Allow me to restate that Canary Wharf’s loss and success over time has been infrastructure: roads, services, transport, streets. The British Government was no perfect manager either. But it’s just a mind-blowing difference from that to not building 1 kilometre of highway. And I believe that, especially in these times, infrastructure is what Romania needs. It is absolutely critical: it creates not only jobs, factories, houses, but the money invested by the Government or by international organisations will return ten-folded. By building roads, one helps the economy. Taxes from everything created will reward. It is probably the most profitable investment.

CB:Do you have any perspective of a partnership in Romania?

George Iacobescu: Not at the moment. Never say never, but I have a full time job at present. There are loads to do and I am pleased if I can have one weekend day when I don’t have to work. I did take a look at two projects in Romania, but solely from the shoes of a friend, offering a few ideas, without doing any business in the country.

CB:Will you tell us which those projects are?

George Iacobescu: The only project I can tell you about is Smart City. It is interesting, designed by very smart people. It will stretch North of the ex-Casa Scanteii. It caught my attention because it is well-thought, I believe it will be successful and it is a good thing for Bucharest.

When real estate agents undermine their own cradle

CB:Romania is presently bursting out of the properties' cocoon. Once the financial crisis will come to an end, how do you think the prices for properties will amend?

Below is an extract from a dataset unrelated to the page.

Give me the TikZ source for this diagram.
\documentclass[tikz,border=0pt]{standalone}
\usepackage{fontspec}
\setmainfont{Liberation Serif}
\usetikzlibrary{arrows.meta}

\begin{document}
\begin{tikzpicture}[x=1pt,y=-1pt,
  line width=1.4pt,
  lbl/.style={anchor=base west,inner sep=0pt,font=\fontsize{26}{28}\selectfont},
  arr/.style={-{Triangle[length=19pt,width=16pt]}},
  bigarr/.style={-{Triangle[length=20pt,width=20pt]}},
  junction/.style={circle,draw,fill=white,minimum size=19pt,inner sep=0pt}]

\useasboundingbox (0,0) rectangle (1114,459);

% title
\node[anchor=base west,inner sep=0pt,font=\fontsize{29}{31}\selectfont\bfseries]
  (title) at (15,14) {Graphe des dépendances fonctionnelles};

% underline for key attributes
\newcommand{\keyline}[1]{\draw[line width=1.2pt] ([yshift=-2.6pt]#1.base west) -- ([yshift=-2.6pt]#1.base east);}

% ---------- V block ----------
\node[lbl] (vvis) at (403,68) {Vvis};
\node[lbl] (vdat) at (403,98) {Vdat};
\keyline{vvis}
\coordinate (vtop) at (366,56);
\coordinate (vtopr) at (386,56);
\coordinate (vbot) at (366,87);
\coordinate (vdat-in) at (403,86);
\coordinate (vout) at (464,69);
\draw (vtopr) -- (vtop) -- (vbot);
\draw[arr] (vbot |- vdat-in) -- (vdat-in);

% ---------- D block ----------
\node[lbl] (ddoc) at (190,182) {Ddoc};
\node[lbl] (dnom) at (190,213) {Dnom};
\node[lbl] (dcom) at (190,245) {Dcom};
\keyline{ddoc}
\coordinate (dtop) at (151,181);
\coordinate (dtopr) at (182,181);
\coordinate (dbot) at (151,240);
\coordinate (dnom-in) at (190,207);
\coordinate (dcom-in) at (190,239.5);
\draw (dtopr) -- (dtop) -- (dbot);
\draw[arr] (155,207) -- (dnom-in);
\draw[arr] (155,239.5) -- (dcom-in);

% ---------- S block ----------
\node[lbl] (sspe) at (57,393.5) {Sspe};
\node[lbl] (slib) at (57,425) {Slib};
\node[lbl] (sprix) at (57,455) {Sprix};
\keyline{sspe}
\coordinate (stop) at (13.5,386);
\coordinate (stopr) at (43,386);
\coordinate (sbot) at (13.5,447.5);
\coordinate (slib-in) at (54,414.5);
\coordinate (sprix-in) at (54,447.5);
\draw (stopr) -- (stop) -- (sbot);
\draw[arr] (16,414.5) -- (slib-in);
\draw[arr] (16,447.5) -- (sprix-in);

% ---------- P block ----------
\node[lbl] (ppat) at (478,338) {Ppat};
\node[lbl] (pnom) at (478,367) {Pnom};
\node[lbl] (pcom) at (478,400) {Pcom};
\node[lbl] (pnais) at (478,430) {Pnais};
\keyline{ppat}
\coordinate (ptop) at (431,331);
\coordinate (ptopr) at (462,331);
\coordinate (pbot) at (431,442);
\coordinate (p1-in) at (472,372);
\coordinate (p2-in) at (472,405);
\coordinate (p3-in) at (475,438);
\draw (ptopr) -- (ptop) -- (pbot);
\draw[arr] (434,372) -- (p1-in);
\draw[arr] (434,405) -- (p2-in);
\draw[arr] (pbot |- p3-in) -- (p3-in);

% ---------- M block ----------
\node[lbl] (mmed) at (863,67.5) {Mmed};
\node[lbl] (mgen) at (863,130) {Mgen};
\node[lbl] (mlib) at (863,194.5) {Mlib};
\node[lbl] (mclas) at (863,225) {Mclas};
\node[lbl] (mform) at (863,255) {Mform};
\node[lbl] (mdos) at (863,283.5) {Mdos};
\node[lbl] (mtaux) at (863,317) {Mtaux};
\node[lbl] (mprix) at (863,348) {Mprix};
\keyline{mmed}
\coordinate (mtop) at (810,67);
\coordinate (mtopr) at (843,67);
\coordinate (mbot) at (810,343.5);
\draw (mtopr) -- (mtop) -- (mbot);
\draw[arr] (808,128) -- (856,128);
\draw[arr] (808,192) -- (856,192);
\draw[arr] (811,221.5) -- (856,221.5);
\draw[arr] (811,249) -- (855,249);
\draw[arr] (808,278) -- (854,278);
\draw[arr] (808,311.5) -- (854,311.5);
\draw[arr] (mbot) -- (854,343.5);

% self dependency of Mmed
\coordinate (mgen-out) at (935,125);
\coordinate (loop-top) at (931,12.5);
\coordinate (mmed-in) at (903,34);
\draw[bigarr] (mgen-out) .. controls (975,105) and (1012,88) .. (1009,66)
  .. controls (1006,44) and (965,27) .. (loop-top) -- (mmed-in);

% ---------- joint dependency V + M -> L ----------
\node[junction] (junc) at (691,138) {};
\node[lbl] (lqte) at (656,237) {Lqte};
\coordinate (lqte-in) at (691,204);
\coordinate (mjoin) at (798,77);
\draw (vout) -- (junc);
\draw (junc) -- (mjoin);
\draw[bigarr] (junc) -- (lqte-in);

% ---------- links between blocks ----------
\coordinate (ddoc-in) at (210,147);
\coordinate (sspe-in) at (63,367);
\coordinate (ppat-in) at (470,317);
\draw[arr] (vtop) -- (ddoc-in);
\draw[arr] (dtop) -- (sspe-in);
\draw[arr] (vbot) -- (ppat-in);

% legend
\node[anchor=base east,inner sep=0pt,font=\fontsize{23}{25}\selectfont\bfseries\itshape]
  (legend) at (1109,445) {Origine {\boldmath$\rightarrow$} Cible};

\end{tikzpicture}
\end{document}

George Iacobescu: Difficult to say, but I believe it will be a serious revision. The quality properties will keep their prices. Speaking of old apartments, I believe there will still be demand for them on the market, because they offer a solution, by being cheaper than the new apartments. Most of the Romanians live in old flats. As for the new flats and land, I believe there will have to be a drop in their prices, because this speculation can’t continue forever. It is creating its own collapse.

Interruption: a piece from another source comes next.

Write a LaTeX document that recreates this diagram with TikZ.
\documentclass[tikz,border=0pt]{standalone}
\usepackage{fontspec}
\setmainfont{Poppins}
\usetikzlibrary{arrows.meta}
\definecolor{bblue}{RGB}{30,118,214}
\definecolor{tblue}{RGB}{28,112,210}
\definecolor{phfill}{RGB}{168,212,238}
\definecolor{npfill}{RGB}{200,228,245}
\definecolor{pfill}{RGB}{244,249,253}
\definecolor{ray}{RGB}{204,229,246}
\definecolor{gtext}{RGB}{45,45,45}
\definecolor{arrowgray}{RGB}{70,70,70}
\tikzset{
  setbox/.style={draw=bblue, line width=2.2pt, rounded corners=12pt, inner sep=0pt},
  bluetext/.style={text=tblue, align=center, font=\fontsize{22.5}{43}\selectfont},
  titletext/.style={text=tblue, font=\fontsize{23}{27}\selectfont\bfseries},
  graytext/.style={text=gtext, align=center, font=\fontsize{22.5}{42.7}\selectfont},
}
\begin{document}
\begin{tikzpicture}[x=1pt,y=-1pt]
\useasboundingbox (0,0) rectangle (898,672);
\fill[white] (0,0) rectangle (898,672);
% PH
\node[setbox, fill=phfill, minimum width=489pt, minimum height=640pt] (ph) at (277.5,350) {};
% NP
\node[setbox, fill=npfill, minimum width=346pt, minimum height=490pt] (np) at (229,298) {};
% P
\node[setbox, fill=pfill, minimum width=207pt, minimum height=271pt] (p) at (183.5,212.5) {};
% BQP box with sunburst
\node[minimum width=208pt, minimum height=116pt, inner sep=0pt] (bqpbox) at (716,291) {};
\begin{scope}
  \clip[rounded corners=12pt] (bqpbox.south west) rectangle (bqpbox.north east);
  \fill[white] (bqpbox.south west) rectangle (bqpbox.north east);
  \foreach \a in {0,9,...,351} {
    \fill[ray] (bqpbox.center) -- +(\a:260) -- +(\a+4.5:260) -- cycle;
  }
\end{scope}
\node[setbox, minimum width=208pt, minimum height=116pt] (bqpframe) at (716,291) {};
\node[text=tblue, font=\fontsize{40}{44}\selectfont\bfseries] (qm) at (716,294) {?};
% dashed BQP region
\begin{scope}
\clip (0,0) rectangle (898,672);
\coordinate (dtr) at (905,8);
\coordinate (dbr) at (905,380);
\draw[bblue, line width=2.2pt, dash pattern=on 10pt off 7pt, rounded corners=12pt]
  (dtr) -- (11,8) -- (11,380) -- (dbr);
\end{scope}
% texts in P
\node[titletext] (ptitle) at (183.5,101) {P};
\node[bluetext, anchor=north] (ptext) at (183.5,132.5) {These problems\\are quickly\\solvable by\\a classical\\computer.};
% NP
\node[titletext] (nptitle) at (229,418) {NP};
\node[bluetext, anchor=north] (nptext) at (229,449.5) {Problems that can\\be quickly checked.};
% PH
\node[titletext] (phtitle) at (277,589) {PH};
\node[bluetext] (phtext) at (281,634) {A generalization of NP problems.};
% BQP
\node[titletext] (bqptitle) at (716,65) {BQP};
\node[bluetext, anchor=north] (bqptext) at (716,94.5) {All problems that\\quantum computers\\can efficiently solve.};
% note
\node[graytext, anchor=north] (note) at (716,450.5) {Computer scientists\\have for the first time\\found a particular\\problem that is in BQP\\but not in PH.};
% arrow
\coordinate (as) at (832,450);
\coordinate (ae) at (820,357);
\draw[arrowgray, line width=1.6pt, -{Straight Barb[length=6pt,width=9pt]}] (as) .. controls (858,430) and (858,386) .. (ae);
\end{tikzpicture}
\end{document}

The construction prices have started to build up in Romania as well. But the people cannot afford to pay such costs. There are two aspects that can record a fee drop: the land’s value and the profit amount. And it may as well happen that the profits recorded in this field on the Romanian market could become equal with the profits the real estate agents make in the UK or France, meaning more upright scores.

Great Britain - on economic steroids

CB:At the Conference for British Industries, officials stated that the British government had depended for too long on some sectors, like the real estate and the financial services, pointing out that this privilege should never be allowed to such a reduced figure of markets. They proposed other areas for future investments.

George Iacobescu: UK needs to invest in infrastructure as well. The most basic British product at present is the financial services. But they are on a thin red line and not able to pay the taxes. The financial workers were gaining so well, that they were the ones to support a significant part of the taxes.

An important part of the manufacturing system disappeared from Great Britain. To make it spring, there is a need for growing efficiency. Rover and Jaguar have become expensive and inefficient: the companies spend twice as many hours for building one of these cars than for building a BMW. Great Britain is able to produce items of exceptional quality, but the costs have to be reduced, and this is only possible through efficiency. The British government has to put the country on steroids.

CB:There is a proposal for green cities. Are they real and profitable?

George Iacobescu: They are profitable in the long run, and it is an aspect the humanity has to be preoccupied and concerned with. Maybe one of the effects of the financial crisis will be the reduction of the carbon footprint. Most of our buildings are environmentally conscious. We probably spend 5% of each construction costs on environmentally friendly products and for reducing the CO2 generation. In the case of the JP Morgan building, we will use six turbines and produce the electrical power ourselves by using natural gas. It represents a technical revolution because the world uses either petrol or gasoline.

About "Mr. Developer"

CB:Which were the most difficult moments in your career and what were the sacrifices you had to make to get where you are today?

George Iacobescu: In approximately 20 years, we’ve created in Canary Wharf what in The Square Mile required 500 years. This did not happen by accident. Twenty years of working 14 to 16 hours per day. One has two families: one at the office and one at home. Dan Franc is the chief constructor from Canary Wharf. Together with our team, we might not have been as drastic as master Manole [a Romanian folk character], but we were not far either.

CB: Which was the best advice you received?

George Iacobescu: The best advice came from my grandfather. He used to say that one should keep his dignity and character from birth to death.

CB:If tomorrow you were to go bankrupt, how would you start all over?

George Iacobescu: It is a way too theoretical question for me to answer. I don’t know. But going bankrupt does not mean one’s life is lost. Painful as that might be, the life’s core values remain untouched. There is a joke about a rich man. He walks along the strand and sees a beggar resting in the sun, a bottle of beer in his hand, asking for petty cash. The rich man tells the beggar: “Why won’t you do like me? I bought a boat and I worked for five years, saved and bought a ship. After other 5 years of toil, I bought another ship. Since then, I have worked for every day of my life. I have 50 ships now, loads of money and I can walk the beach without having to do anything. The beggar replies: “I can do just the same.” If a rich man goes bankrupt, he will live like the other two billion people.

CB:One last question, from an English friend: Creating an utopia for business, living and pleasure, all in the one complex, how does that differentiate from Ceausescu’s vision of creating a communist utopia with the same broad principals?

George Iacobescu:(laughs) Canary Wharf is not a utopia. Indeed, it was built on virgin territory and it is a combination of new aspects. Obviously, your friend is not American. If one goes in New York’s financial centre, or in Paris, you’ll see the same thing. In an utopia, everything would have been accomplished overnight. Here, we’ve built one building, and then another one and all constructions are the results of banks or companies’ requests, like, for example, British Petroleum. What occurred during the last 25 years is the problem of terrorism. This is something that we cannot fix during our lifetime. The moment we found the escort services’ card in the phone cabins we knew we were part of London and that here was no utopia.